La Var può ridurre gli errori “oggettivi”; non quelli legati a un’interpretazione del regolamento. Un pezzo della Gazzetta lo spiega attraverso Busacca.

Portogallo-Cile, il caso Var: Busacca e i concetti di interpretazione e responsabilità

La verità, pura e semplice

Massimo Busacca, referente della Fifa per il progetto-Var, spiega come e dove sta andando l’esperimento della moviola in campo. In una dichiarazione riportata dalla Gazzetta dello Sport, l’ex arbitro svizzero spiega la verità sullo strumento tecnologico: «Si poteva fare meglio sull’episodio del possibile rigore per il Cile, ma è normale: con la Var siamo in una fase di sperimentazione e ci serve proprio per oliare il meccanismo e preparare gli arbitri alle potenzialità del mezzo. Ci sono dei punti fermi, dove il ricorso della tecnologia ha già portato un contributo decisivo. E mi riferisco ai fuorigioco, agli scambi di persona, ai gesti violenti. Ma se c’è una interpretazione, come sui falli in area, allora resterà possibile una linea grigia».

Nulla di più, nulla di meno. A differenza di altri sport in cui il giudizio veicolato dalla tecnologia può essere oggettivo (le palle dentro/fuori del tennis, le infrazioni del basket), il regolamento del calcio è codificato ma interpretativo. E le attribuzioni di responsabilità devono per forza far capo a un soggetto umano. L’arbitro di Portogallo-Cile si è assunto l’onere del giudizio per l’episodio sospetto in area di rigore. Ha sbagliato, ma non si può fare diversamente. Lo spiega anche Busacca: «Nessuno ha mai annunciato che la Var avrebbe risolto ogni problema arbitrale. È impossibile, non accadrà. Ma si può migliorare, questo sì».

La responsabilità

Il concetto delle responsabilità viene fuori anche dalle parole di Busacca, che spiega la dinamica del contatto Silva-Fonte: «Quel contatto è stato visto da più angolazioni e con tecnologie diverse. Chi è al Var dispone del meglio. Ieri il rigore sembra evidente osservando l’azione rallentata al massimo. Se però si cambiava angolazione, ridando una velocità vicina a quella reale, ecco che subentravano dei dubbi. Sembrava quasi un normale contatto di gioco».

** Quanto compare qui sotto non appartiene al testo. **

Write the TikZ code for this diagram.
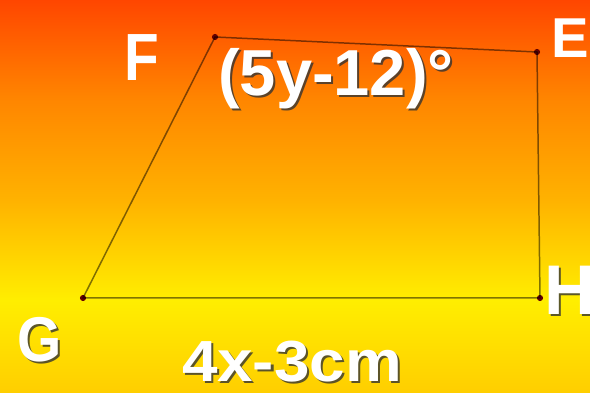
\documentclass[tikz,border=0pt]{standalone}
\usepackage{fontspec}
\setmainfont{Liberation Sans}
\usepackage{xcolor}
\usetikzlibrary{positioning}

\definecolor{bgbot}{HTML}{FFCE00}
\definecolor{bgyel}{HTML}{FFEE00}
\definecolor{bgmid}{HTML}{FFB200}
\definecolor{bgorg}{HTML}{FF8600}
\definecolor{bgtop}{HTML}{FF4600}
\pgfdeclareverticalshading{heat}{100bp}{
  color(0bp)=(bgbot); color(25bp)=(bgbot); color(36.8bp)=(bgyel);
  color(49.6bp)=(bgmid); color(62.3bp)=(bgorg); color(75bp)=(bgtop);
  color(100bp)=(bgtop)}

\begin{document}
\begin{tikzpicture}[
  lbl/.style={text=white, font=\bfseries, inner sep=0pt},
  shd/.style={text=black!80, font=\bfseries, inner sep=0pt, opacity=0.8},
  side/.style={draw=black, draw opacity=0.5, line width=0.85pt},
  vtx/.style={circle, fill=red!40!black, inner sep=0pt, minimum size=3.5pt}
]

% background
\useasboundingbox (0,0) rectangle (11.8,7.86);
\shade[shading=heat] (0,0) rectangle (11.8,7.86);

% corners
\node[vtx] (F) at (4.30,7.12) {};
\node[vtx] (E) at (10.74,6.82) {};
\node[vtx] (H) at (10.80,1.90) {};
\node[vtx] (G) at (1.66,1.90) {};

\draw[side] (F.center) -- (E.center) -- (H.center) -- (G.center) -- cycle;

% labels
\node[lbl, font=\fontsize{38}{40}\bfseries, xscale=0.85] (labF) at (2.84,6.70) {F};
\node[lbl, font=\fontsize{32}{34}\bfseries] (labE) at (11.40,7.10) {E};

\node[shd, font=\fontsize{40}{42}\bfseries] at (11.44,2.02) {H};
\node[lbl, font=\fontsize{40}{42}\bfseries] (labH) at (11.40,2.06) {H};

\node[shd, font=\fontsize{36}{38}\bfseries, xscale=0.9] at (0.84,1.02) {G};
\node[lbl, font=\fontsize{36}{38}\bfseries, xscale=0.9] (labG) at (0.80,1.06) {G};

\node[shd, font=\fontsize{37}{39}\bfseries] at (6.76,6.24) {(5y-12)°};
\node[lbl, font=\fontsize{37}{39}\bfseries] (angle) at (6.72,6.28) {(5y-12)°};

\node[shd, font=\fontsize{33}{35}\bfseries, xscale=1.1] at (5.88,0.58) {4x-3cm};
\node[lbl, font=\fontsize{33}{35}\bfseries, xscale=1.1] (base) at (5.84,0.62) {4x-3cm};

\end{tikzpicture}
\end{document}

«Una impressione forse avuta anche dai giocatori del Cile: non hanno protestato, loro di solito focosi. L’arbitro era vicino, ha visto e valutato. Poi ha aspettato il Var: quando gli hanno comunicato che per loro restava un’azione dubbia, ha proseguito la gara. Come è giusto che sia. Si poteva, si doveva, fare un passaggio in più: chiedere a Faghani di rivedere l’azione. Avrebbe usufruito di una prospettiva diversa rispetto a quella in presa diretta. E poi deciso. Perché noi vogliamo arbitri che continuino a prendersi delle responsabilità».

Selezione

È un circolo vizioso, non se ne esce. Non se ne può uscire. Bisogna solo cercare di formare le nuove generazioni arbitrali a questa possibilità offerta dalla tecnologia. E tagliare, certo, nel senso di selezionare i migliori elementi per arbitrare e “suggerire” tramite Var.

L’idea della selezione viene spiegata anche dalla Gazzetta, che spiega come solo grandi arbitri potranno usufruire al meglio dello strumento. Arbitri in grado di farsi aiutare, ma comunque sempre esseri umani. Che sbagliano, possono sbagliare. E che a volte saranno costretti a prendersi delle responsabilità di interpretazione. Con il (o la) Var, nonostante la (o il) Var. L’Italia e la Germania apriranno, nel prossimo campionato, alla sperimentazione in un torneo lungo e prestigioso. Un assist a Busacca per Russia 2018. Vediamo come andrà. L’importante è partire con la coscienza della verità, delle attribuzioni reali.